From TPM Muckraker:
It's a busy day for Monica Goodling's lawyer.
House Democrats asked again today to question Monica Goodling, the Justice department official who has pled the Fifth. Goodling notified the House Judiciary Committee last week that, as she had with regard to a potential Senate committee hearing, she planned to invoke the Fifth rather than participate in interviews with House committee staff -- as seven other Justice Department offiicals have been and will be doing over the coming week.
But in the letter today from committee Chairman John Conyers (D-MI) and subcommittee Chair Linda Sanchez (D-CA), they wrote that Democrats weren't
convinced that Goodling was invoking the Fifth for valid reasons. Goodling's
lawyer John Dowd had cited earlier comments by Democrats to show that they had "reached conclusions" about the matter under investigation.Conyers and Sanchez aren't buying it.

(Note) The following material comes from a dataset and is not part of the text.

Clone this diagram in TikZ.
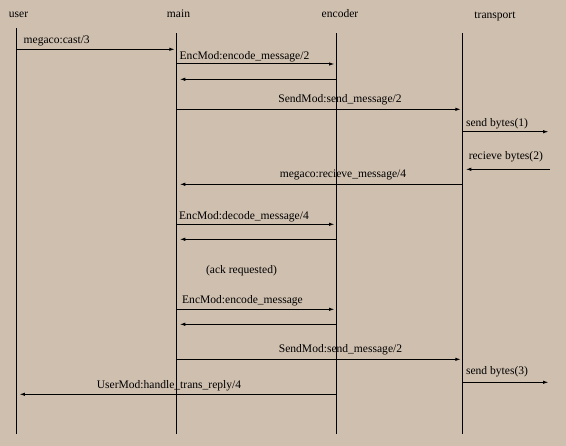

"The fact that a few Senators and Members of the House have expressed publicly their doubts about the credibility of the Attorney General and the Deputy Attorney General in their representations to Congress about the U.S. Attorneys' termination does not in any way excuse your client from answering questions honestly and to the best of her ability," they wrote.
And more from TPM Muckraker:
For perhaps the first time in history, a Justice Department official has invoked the Fifth Amendment -- and remains in her position at the Department. In a letter to Attorney General Alberto Gonzales today, Senate Judiciary Chairman Pat Leahy (D-VT) and committtee member Sheldon Whitehouse (D-RI) asked what the
Justice Department was going to do about it.
The first order of business, they said, was to figure out who to talk to at the Justice Department about Goodling. Ordinarily, they wrote, they would ask the Department about how to proceed, so as not to interfere with a possible criminal investigation. But "the office of the Attorney General appears to be hopelessly conflicted," they wrote. So who's it going to be?
The senators also want to know whether Goodling will be cooperating with the internal Justice Department investigation of the firings, given that career Department employees are required to cooperate with such investigations.
Jonathan Turley, a professor at George Washington Law School who's handled a number of high-profile clients in his career, said that Goodling, having invoked the Fifth with regard to Congress' investigation, is in a bind.
"It's a very clever question, because if she does not invoke the Fifth [for the internal Justice Department investigation], then she obviously has a fundamental contradiction in her legal position. She would basically be saying that despite having a high-ranking position in the Justice Department, she will not cooperate with a coequal branch... Congress has oversight responsibiilty over the Justice Department, over Monica Goodling. It would be an obvious contradiction with her job description."
It looks as though her Lawyer's little stunt might not work. But as I said before, just invoking the 5th makes people think you are guilty.